_STATED PROBLEM_. Read through the records below and copy each line that uses the word "standalone".

_Plotting code records_.
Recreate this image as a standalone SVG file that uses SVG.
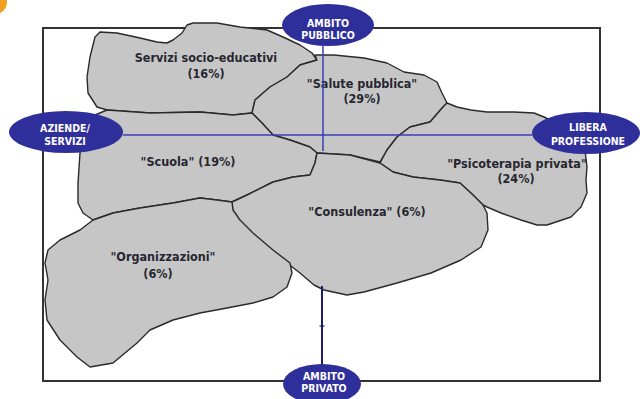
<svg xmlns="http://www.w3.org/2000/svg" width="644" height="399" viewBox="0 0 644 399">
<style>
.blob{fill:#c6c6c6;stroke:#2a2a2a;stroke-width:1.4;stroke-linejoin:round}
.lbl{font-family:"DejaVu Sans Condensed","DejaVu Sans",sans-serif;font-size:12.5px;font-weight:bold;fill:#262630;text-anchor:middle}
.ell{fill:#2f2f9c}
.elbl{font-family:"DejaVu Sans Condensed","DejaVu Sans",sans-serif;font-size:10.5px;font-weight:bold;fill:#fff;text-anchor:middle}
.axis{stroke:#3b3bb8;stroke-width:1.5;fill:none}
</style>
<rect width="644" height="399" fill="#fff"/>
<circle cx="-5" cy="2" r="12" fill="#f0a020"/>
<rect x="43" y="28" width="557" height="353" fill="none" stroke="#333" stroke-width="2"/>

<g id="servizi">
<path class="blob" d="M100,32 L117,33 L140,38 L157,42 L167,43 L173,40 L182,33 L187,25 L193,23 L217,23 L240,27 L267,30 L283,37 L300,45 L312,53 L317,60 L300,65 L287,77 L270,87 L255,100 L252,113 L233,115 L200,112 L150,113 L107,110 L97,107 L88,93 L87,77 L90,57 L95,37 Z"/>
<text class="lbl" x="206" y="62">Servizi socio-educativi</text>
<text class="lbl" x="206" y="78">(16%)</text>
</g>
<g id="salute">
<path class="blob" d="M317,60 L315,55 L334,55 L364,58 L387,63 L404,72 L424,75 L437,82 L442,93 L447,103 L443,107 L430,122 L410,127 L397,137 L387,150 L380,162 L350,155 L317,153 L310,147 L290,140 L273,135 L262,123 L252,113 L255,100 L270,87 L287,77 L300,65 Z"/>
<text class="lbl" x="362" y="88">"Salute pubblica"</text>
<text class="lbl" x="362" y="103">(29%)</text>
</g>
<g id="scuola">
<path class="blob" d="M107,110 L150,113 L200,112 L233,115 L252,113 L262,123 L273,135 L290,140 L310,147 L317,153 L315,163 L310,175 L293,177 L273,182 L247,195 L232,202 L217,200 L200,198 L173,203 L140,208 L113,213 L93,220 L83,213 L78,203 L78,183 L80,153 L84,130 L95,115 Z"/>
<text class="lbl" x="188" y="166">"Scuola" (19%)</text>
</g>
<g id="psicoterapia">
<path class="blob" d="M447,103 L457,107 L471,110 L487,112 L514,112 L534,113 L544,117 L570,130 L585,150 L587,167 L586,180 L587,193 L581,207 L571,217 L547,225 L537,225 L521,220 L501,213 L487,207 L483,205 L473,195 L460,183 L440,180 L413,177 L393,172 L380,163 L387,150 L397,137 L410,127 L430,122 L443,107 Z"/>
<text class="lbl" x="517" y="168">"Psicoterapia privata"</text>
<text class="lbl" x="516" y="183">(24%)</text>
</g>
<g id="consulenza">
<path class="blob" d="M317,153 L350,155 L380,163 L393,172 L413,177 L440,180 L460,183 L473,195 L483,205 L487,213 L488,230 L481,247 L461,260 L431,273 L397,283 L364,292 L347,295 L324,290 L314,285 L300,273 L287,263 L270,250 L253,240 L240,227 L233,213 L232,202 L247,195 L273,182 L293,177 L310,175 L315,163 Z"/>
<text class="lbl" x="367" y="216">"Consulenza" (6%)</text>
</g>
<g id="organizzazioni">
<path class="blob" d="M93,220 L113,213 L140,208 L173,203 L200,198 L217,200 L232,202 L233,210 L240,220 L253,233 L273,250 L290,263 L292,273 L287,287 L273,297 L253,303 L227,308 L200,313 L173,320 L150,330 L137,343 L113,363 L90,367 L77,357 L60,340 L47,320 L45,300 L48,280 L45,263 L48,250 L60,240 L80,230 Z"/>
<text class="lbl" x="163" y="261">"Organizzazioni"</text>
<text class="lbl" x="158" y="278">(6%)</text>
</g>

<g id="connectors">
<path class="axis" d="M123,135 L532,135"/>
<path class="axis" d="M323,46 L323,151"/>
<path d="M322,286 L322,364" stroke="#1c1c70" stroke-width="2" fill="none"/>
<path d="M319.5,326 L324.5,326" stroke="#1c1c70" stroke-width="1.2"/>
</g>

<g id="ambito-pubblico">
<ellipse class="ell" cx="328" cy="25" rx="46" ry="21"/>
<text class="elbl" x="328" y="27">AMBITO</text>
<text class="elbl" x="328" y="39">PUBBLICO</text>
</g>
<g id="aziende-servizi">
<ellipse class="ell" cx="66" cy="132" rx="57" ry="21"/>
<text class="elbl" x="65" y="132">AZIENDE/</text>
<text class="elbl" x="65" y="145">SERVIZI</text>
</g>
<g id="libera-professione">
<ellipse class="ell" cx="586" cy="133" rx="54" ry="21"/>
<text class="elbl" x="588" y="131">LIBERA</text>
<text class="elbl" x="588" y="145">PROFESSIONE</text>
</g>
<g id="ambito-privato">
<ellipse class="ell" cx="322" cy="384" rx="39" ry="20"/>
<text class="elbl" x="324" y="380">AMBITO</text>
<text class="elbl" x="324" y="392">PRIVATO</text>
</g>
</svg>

--

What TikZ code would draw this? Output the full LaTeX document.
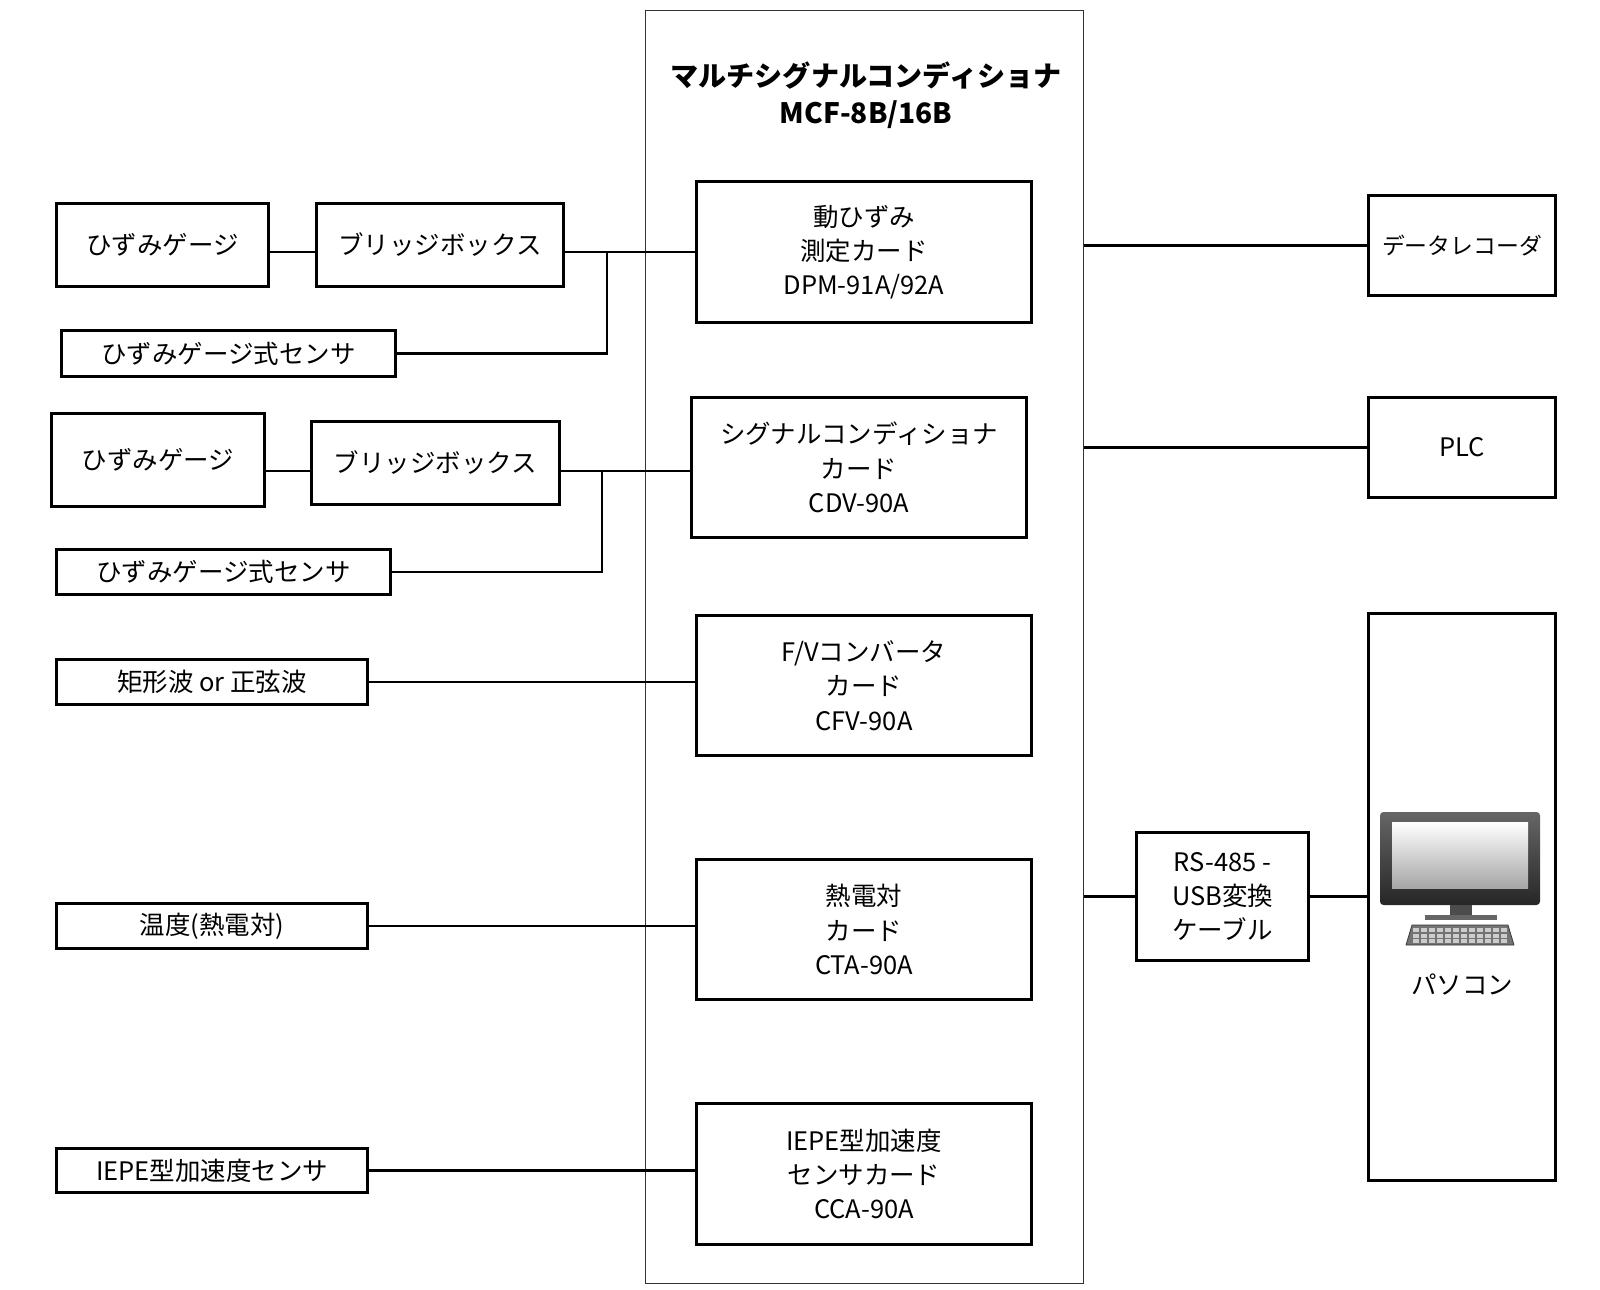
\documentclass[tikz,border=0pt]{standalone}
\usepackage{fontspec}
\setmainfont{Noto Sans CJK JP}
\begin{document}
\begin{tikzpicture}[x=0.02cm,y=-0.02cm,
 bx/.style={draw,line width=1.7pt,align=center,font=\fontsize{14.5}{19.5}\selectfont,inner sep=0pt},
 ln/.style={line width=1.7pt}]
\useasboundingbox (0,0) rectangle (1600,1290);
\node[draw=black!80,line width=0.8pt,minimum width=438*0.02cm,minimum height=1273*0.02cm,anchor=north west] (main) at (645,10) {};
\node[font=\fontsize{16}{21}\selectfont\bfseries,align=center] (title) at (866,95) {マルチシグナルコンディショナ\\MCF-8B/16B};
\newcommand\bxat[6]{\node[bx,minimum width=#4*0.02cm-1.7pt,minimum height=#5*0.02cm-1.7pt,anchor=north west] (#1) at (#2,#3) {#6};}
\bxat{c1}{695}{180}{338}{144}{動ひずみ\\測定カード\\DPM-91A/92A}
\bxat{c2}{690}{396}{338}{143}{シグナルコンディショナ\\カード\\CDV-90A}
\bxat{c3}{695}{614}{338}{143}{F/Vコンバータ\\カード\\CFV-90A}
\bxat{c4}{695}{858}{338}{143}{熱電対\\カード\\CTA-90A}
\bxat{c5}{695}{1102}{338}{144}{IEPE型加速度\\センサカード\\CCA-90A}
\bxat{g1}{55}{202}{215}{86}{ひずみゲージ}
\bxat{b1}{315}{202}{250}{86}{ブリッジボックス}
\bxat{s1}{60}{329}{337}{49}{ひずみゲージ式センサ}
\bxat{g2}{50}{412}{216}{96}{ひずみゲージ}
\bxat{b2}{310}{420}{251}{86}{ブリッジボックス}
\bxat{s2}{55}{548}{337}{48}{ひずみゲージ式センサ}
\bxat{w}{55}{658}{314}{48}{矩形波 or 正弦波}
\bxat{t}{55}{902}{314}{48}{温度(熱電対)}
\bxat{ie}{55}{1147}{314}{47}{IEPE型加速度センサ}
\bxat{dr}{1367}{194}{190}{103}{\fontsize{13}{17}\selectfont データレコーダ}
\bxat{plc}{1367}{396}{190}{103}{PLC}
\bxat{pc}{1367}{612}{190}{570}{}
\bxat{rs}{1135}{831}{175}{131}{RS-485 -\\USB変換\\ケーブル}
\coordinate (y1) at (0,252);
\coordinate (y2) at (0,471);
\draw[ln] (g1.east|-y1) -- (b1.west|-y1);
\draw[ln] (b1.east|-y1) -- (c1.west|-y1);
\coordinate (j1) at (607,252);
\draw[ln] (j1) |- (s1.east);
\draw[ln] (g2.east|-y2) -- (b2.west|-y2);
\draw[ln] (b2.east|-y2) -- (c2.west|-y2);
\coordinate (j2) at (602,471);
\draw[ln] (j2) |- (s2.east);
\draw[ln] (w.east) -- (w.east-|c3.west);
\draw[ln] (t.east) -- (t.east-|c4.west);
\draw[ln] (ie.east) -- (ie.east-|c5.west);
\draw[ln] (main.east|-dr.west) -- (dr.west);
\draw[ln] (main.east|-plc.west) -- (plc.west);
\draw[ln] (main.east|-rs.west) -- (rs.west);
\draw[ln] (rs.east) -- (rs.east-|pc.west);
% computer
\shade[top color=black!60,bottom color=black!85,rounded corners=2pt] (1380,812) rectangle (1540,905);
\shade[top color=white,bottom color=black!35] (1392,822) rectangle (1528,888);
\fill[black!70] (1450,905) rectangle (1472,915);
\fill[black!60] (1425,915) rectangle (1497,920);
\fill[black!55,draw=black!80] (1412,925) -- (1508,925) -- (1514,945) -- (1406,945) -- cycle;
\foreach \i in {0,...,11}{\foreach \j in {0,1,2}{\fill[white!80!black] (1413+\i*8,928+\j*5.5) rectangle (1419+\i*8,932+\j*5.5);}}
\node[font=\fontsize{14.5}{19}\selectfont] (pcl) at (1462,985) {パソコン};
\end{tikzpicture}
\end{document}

_IN RESPONSE_.
Recreate this image as a standalone SVG file that uses SVG.
\documentclass[tikz,border=0pt]{standalone}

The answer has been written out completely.